Seseorang yang menjadikan paham kapitalime sebagai pemahaman dalam hidupnya, maka ia tidak akan merasa bahagia sebelum keuntungan materi ia dapatkan. Ia akan memeras dan menindas orang lain, untuk mendapatkan keuntungan materi yang sebesar-besarnya bagi dirinya. Semakin banyak keuntungan materi yang didapatkannya, semakin besar pula kebahagiaan yang dirasakannya.
Begitu pula bila seseorang menjadikan akidah Islam sebagai landasan pemahamannya, maka ia hanya akan menjadikan ridho Allah SWT. sebagai satu-satunya standar kebahagiaan bagi dirinya. Ia akan senantiasa berusaha untuk mengikatkan diri pada hukum-hukum Allah. Karena, ia tahu keridhoan Allah terletak pada ketaatannya pada perintah-perintah-Nya.. Ia pun tidak akan benar-benar merasa bahagia selama hukum-hukum Allah belum tegak di muka bumi, menjadi rahmatan lil alamin.
Jadi, pada saat sebuah pemahaman telah terinternalisasi pada diri seseorang, maka pemahaman tersebutlah yang akan mempengaruhi pandangannya terhadap segala sesuatu, tak terkecuali dalam memaknai kebahagiaan. Saat itu, kebahagiaan yang dirasakan bukan lagi sekedar kebahagiaan berupa pemuasan naluri yang bersifat temporal saja, tetapi kebahagiaan tersebut adalah kebahagiaan yang lahir dari sebuah pemahaman. Kebahagiaan seperti itu bersifat kontinyu, tak terwarnai, tak terpengaruh oleh kondisi dan situasi.

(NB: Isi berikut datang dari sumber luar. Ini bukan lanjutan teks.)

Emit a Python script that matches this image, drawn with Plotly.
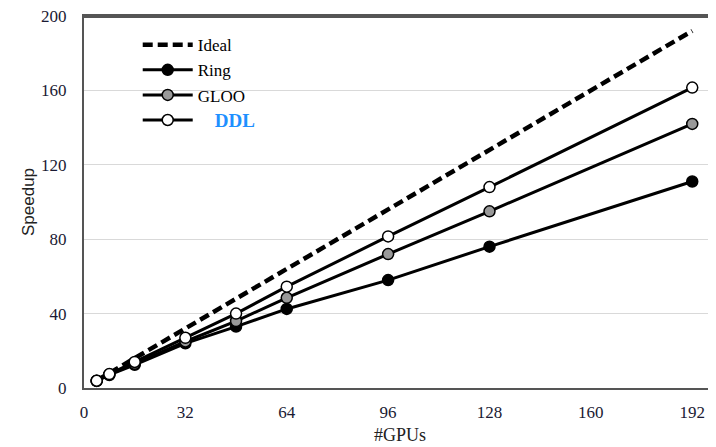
import plotly.graph_objects as go

gpus = [4, 8, 16, 32, 48, 64, 96, 128, 192]
ideal = [4, 8, 16, 32, 48, 64, 96, 128, 192]
ring = [3.8, 7, 12.5, 24, 33, 42.5, 58, 76, 111]
gloo = [3.9, 7.3, 13, 25, 36, 48.5, 72, 95, 142]
ddl = [3.9, 7.5, 14, 27, 40, 54.5, 81.5, 108, 161.5]
xticks = [0, 32, 64, 96, 128, 160, 192]
yticks = [0, 40, 80, 120, 160, 200]

fig = go.Figure()
fig.add_trace(go.Scatter(x=gpus, y=ideal, mode="lines", name="Ideal",
                         line=dict(color="black", width=4.5, dash="10px,5px")))
fig.add_trace(go.Scatter(x=gpus, y=ring, mode="lines+markers", name="Ring",
                         line=dict(color="black", width=3),
                         marker=dict(size=11, color="black", line=dict(color="black", width=1.5))))
fig.add_trace(go.Scatter(x=gpus, y=gloo, mode="lines+markers", name="GLOO",
                         line=dict(color="black", width=3),
                         marker=dict(size=11, color="#999999", line=dict(color="black", width=1.5))))
fig.add_trace(go.Scatter(x=gpus, y=ddl, mode="lines+markers",
                         name="    <b><span style='color:#1E90FF;font-size:19px'>DDL</span></b>",
                         line=dict(color="black", width=3),
                         marker=dict(size=11, color="white", line=dict(color="black", width=1.5))))

fig.update_layout(
    width=708, height=439,
    margin=dict(l=76, r=0, t=8, b=59),
    paper_bgcolor="white", plot_bgcolor="white",
    font=dict(family="Liberation Serif", size=17, color="#1a1a33"),
    showlegend=True,
    legend=dict(x=0.085, y=0.97, xanchor="left", yanchor="top",
                bgcolor="rgba(0,0,0,0)", font=dict(size=17, color="black"),
                tracegroupgap=6, itemwidth=50),
    xaxis=dict(range=[0, 199.5], tickvals=xticks, showgrid=False, zeroline=False,
               showline=True, linecolor="#555555", linewidth=2, mirror=True,
               automargin=False,
               ticks="", title=dict(text="#GPUs", font=dict(size=18, color="#222"), standoff=7),
               ticklabelstandoff=8),
    yaxis=dict(range=[0, 200], tickvals=yticks, showgrid=True, gridcolor="#d9d9d9",
               gridwidth=1, zeroline=False, showline=True, linecolor="#555555",
               linewidth=2, ticks="", automargin=False, ticklabeloverflow="allow",
               title=dict(text="Speedup", font=dict(family="Liberation Sans", size=17, color="#222"), standoff=2),
               ticklabelstandoff=12),
    shapes=[dict(type="line", xref="paper", yref="paper", x0=0, x1=1, y0=0.997, y1=0.997,
                 line=dict(color="#555555", width=2), layer="above")],
)

fig.write_html("out.html")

Cerita-cerita tentang para Sahabat di zaman Rasulullah Saw. adalah contoh-contoh yang memperlihatkan bagaimana akidah Islam yang telah terinternalisasi pada diri mereka, telah mengubah presfektip pemikiran dan perasaan hati mereka terhadap segala sesuatu. Termasuk dalam memaknai jalan menuju kebahagiaan (yakni meraih ridho Allah) yang mereka pilih dan mereka perjuangkan sampai akhir kehidupan.
Bagaimana dengan kita? Sudahkah kita menemukan jalan menuju kebahagiaan seperti mereka? Kalau sudah, seberapa jauh kita telah menempuh jalan itu? Dan seberapa besar perjuangan yang telah kita tempuh untuk meraihnya?

Ini artikel favoritnya Amali! Di sebelah dia lagi tertawa, sangat terkesan dengan kata 'mengkonstruksi' katanya!